Dieser Umstand weist noch einen weiteren Bezug aktueller Kriminalitätsphänomene auf: Die Zunahme rechtsmotivierter Straftaten. Während Kriminalität insgesamt seit einigen Jahren rückläufig ist und auch Gewalt- und Straßenkriminalität sinkt, werden polizeilich deutlich vermehrt Straftaten mit rechtsideologischen Hintergründen verzeichnet.

In der aktuellen Kriminalitätssituation drückt sich somit nicht nur eine Verschiebung von Tatgelegenheiten aus, welche im Sinne von Routine Activity Theory oder Situational Action Theory greifbar ist, sondern auch eine Gemengelage von Marginalisierungsgefühlen, Einfluss von (Rechts-)Populismus und Problemen im öffentlichen Diskurs bzw. der Wahrheitsfindung, welche u.a. durch Falschmeldungen eine gefährliche Dynamik erhalten. Die signifikante Zunahme von Selbstbewaffnung (und der Beantragung des Kleinen Waffenscheins) könnte ebenso im Kontext dieser Entwicklung verstanden werden.

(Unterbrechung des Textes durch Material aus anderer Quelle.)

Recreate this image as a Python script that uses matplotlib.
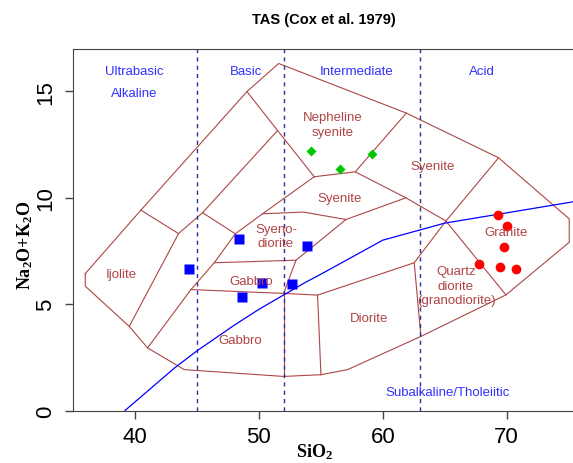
import matplotlib.pyplot as plt

plt.rcParams['font.family'] = ['Liberation Sans', 'DejaVu Sans']
plt.rcParams['mathtext.fontset'] = 'custom'
plt.rcParams['mathtext.rm'] = 'Liberation Serif:bold'
plt.rcParams['mathtext.it'] = 'Liberation Serif:bold'
plt.rcParams['mathtext.bf'] = 'Liberation Serif:bold'

# samples (SiO2, Na2O+K2O)
gabbro_sio2 = [48.42, 44.33, 50.22, 52.64, 48.6, 53.88]
gabbro_alk = [8.07, 6.64, 5.98, 5.96, 5.35, 7.72]
syenite_sio2 = [54.2, 56.54, 59.13]
syenite_alk = [12.18, 11.32, 12.07]
granite_sio2 = [69.27, 70.05, 69.81, 67.73, 69.43, 70.72]
granite_alk = [9.19, 8.66, 7.69, 6.86, 6.72, 6.64]

# Cox et al. (1979) plutonic fields
outline = [(35.99, 6.43), (40.48, 9.41), (49.04, 14.98), (51.6, 16.3),
           (61.9, 13.97), (69.35, 11.87), (75.05, 9.0), (75.05, 7.9),
           (69.94, 5.43), (63.08, 3.48), (57.16, 1.92), (55.01, 1.68),
           (52.0, 1.6), (43.98, 1.92), (41.02, 2.94), (39.54, 3.95),
           (35.99, 5.84), (35.99, 6.43)]
inner_lines = [
    [(40.48, 9.41), (43.52, 8.31), (39.54, 3.95)],
    [(43.52, 8.31), (45.46, 9.29), (51.51, 13.15)],
    [(49.04, 14.98), (51.51, 13.15), (54.47, 10.98)],
    [(45.46, 9.29), (48.1, 8.3)],
    [(41.02, 2.94), (44.52, 5.68), (46.4, 6.94), (48.1, 8.3), (50.3, 9.24), (54.47, 10.98)],
    [(54.47, 10.98), (57.78, 11.21), (61.9, 13.97)],
    [(57.78, 11.21), (61.87, 9.99), (65.1, 8.9), (69.35, 11.87)],
    [(50.3, 9.24), (53.6, 9.32), (57.03, 8.97), (61.87, 9.99)],
    [(44.52, 5.68), (52.0, 5.5), (54.74, 5.42), (62.54, 6.94), (65.1, 8.9), (69.94, 5.43)],
    [(46.4, 6.94), (53.0, 7.06)],
    [(52.0, 5.5), (53.0, 7.06), (57.03, 8.97)],
    [(52.0, 5.5), (52.0, 1.6)],
    [(54.74, 5.42), (55.01, 1.68)],
    [(62.54, 6.94), (63.08, 3.48)],
]
field_names = ["Nepheline\nsyenite", "Syenite", "Syenite", "Syeno-\ndiorite", "Gabbro",
               "Gabbro", "Ijolite", "Diorite", "Quartz\ndiorite\n(granodiorite)", "Granite"]
field_x = [55.95, 64.02, 56.49, 51.38, 49.36, 48.5, 38.87, 58.91, 65.91, 69.94]
field_y = [13.43, 11.48, 9.99, 8.19, 6.07, 3.33, 6.43, 4.35, 5.87, 8.39]

# Irvine & Baragar (1971) alkaline / subalkaline divide
ib_sio2 = [39.2, 40, 43.2, 45, 48, 50, 53.7, 55, 60, 65, 77.4]
ib_alk = [0, 0.4, 2, 2.8, 4, 4.75, 6, 6.4, 8, 8.8, 10]

silica_limits = [45, 52, 63]
series_names = ["Ultrabasic", "Basic", "Intermediate", "Acid"]
series_x = [39.94, 48.96, 57.92, 68.0]

fig = plt.figure(figsize=(5.73, 4.64), dpi=100)
ax = fig.add_axes([73 / 573, (464 - 411.5) / 464, 502 / 573, 17 * 21.29 / 464])
ax.set_xlim(35, 35 + 502 / 12.39)
ax.set_ylim(0, 17)

brown = '#AD4646'
ax.plot([p[0] for p in outline], [p[1] for p in outline], color=brown, lw=0.8)
for line in inner_lines:
    ax.plot([p[0] for p in line], [p[1] for p in line], color=brown, lw=0.8)
for name, x, y in zip(field_names, field_x, field_y):
    ax.text(x, y, name, color='#B04444', fontsize=9.5, ha='center', va='center',
            linespacing=1.25)

for x in silica_limits:
    ax.axvline(x, color='#2F2F9A', lw=1, ls=(0, (3, 3)))
ax.plot(ib_sio2, ib_alk, color='blue', lw=0.9)

for name, x in zip(series_names, series_x):
    ax.text(x, 15.94, name, color='#3030FF', fontsize=9.5, ha='center', va='center')
ax.text(39.94, 14.92, "Alkaline", color='#3030FF', fontsize=9.5, ha='center', va='center')
ax.text(65.23, 0.86, "Subalkaline/Tholeiitic", color='#3030FF', fontsize=9.5,
        ha='center', va='center')

ax.plot(gabbro_sio2, gabbro_alk, 's', color='blue', ms=7.5, mec='none')
ax.plot(syenite_sio2, syenite_alk, 'D', color='#00C800', ms=5, mec='none')
ax.plot(granite_sio2, granite_alk, 'o', color='red', ms=7, mec='none')

for s in ax.spines.values():
    s.set_color('#444444')
ax.set_xticks([40, 50, 60, 70])
ax.set_yticks([0, 5, 10, 15])
ax.set_yticklabels(['0', '5', '10', '15'], rotation=90, va='center')
ax.tick_params(direction='out', length=6, width=1, labelsize=16, color='#444444', pad=5)
ax.tick_params(axis='y', pad=6)

fig.text(324 / 573, 1 - 20 / 464, "TAS (Cox et al. 1979)", fontsize=10.5,
         fontweight='bold', ha='center', va='center')
fig.text(314 / 573, 1 - 452 / 464, r'$\mathrm{SiO_2}$', fontsize=13, ha='center', va='center')
fig.text(25 / 573, 1 - 245 / 464, r'$\mathrm{Na_2O{+}K_2O}$', fontsize=13, ha='center',
         va='center', rotation=90)

fig.savefig('out.png', dpi=100)
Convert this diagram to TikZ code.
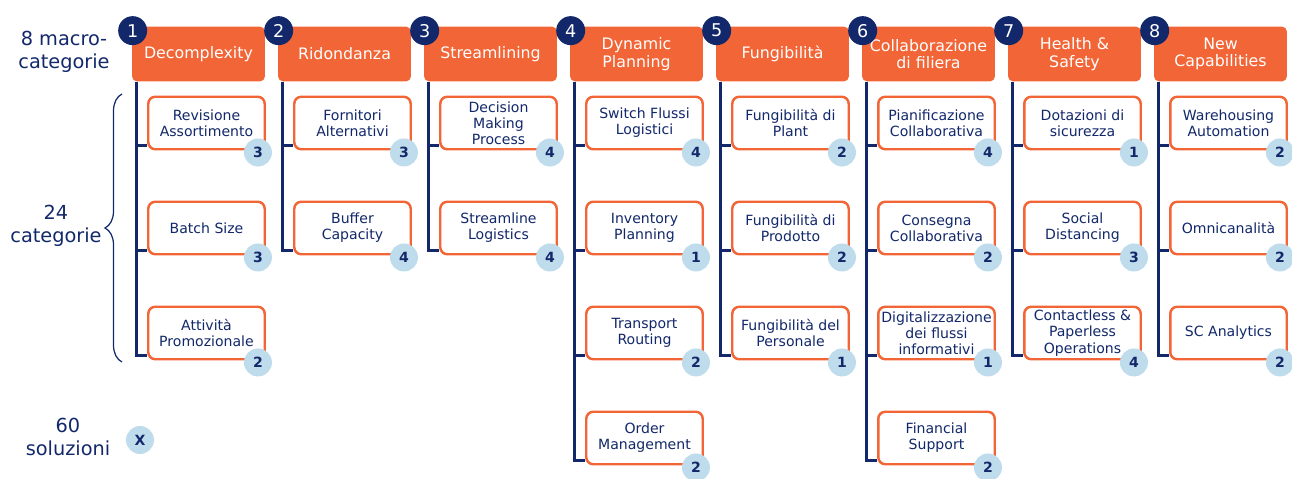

Wo sehen Sie insbesondere Ansätze für Prävention im Zusammenhang von Fake News und Kriminalität?
Hinsichtlich der Prävention der skizzierten Phänomenbereiche kommen verschiedene Handlungsfelder in Betracht. Bezogen auf den erstgenannten Kontext, Fake News zur Ermöglichung von Kriminalität (Warenbetrug, Phishing etc.), zeigt sich der wohl geeignetste Ansatz von Kriminalprävention in der Aufklärung der Bevölkerung über das Tatvorgehen. Insofern ist das kriminalpräventive Handeln wie auch bei anderen Betrugsdelikten, z.B. dem sogenannten Enkeltrickbetrug, weniger auf das Einwirken auf den/die Täter/in als vielmehr auf die Sensibilisierung potentieller Opfer fokussiert.

Hinsichtlich der Kriminalität im Zusammenhang mit politisch motivierten Fake News sind präventive Ansätze sicherlich komplexer und vielschichtiger. Zum einen versuchen Medien wie beispielsweise die ARD mit sogenannten Faktenchecks Falschmeldungen zu entlarven und mit fundierten Aussagen sich der Komplexität verschiedener Themen zu nähern. Dies ist sicherlich ein wichtiger Baustein. Allerdings ist die Reichweite solcher Faktenchecks begrenzt und kann sogar genau das Gegenteil bewirken (auch „Backfire“-Phänomen genannt), indem sich Menschen, die Fake News anhängen, gerade dadurch in ihrem Weltbild bestätigt sehen, dass andere sich (vermeintlich) rechtfertigen. Der Dialog ist schwierig, dennoch notwendig, da es keine Alternativen zu geben scheint.

Für diesen Dialog bzw. die Diskussion in der Öffentlichkeit ist es dabei zum einen wichtig, dass Fake News nicht ständig wiederholt werden, auch wenn es darum geht, sie zu widerlegen. Aufgrund des sogenannten Bestätigungsfehlers (oft Gehörtes ist bekannt und was uns bekannt ist, glauben wir eher) bietet dies der Verbreitung von Fake News eine weitere Plattform. Zum anderen ist es aber auch wichtig, dass die Diskussion neben Politikern/innen und Journalisten/innen ebenso durch Fachleute aus der Kriminalprävention, sowohl aus der Praxis als auch aus der Wissenschaft, getragen wird. Es ist auch ihre Aufgabe zu vermitteln, auf welchen Erkenntnissen Einschätzungen über die Kriminalitätssituation in Deutschland basieren und wie es um diese gegenwärtig steht.

Frau Wollinger, haben Sie vielen Dank für Ihren aktuellen Zwischenruf und bleiben Sie gesund.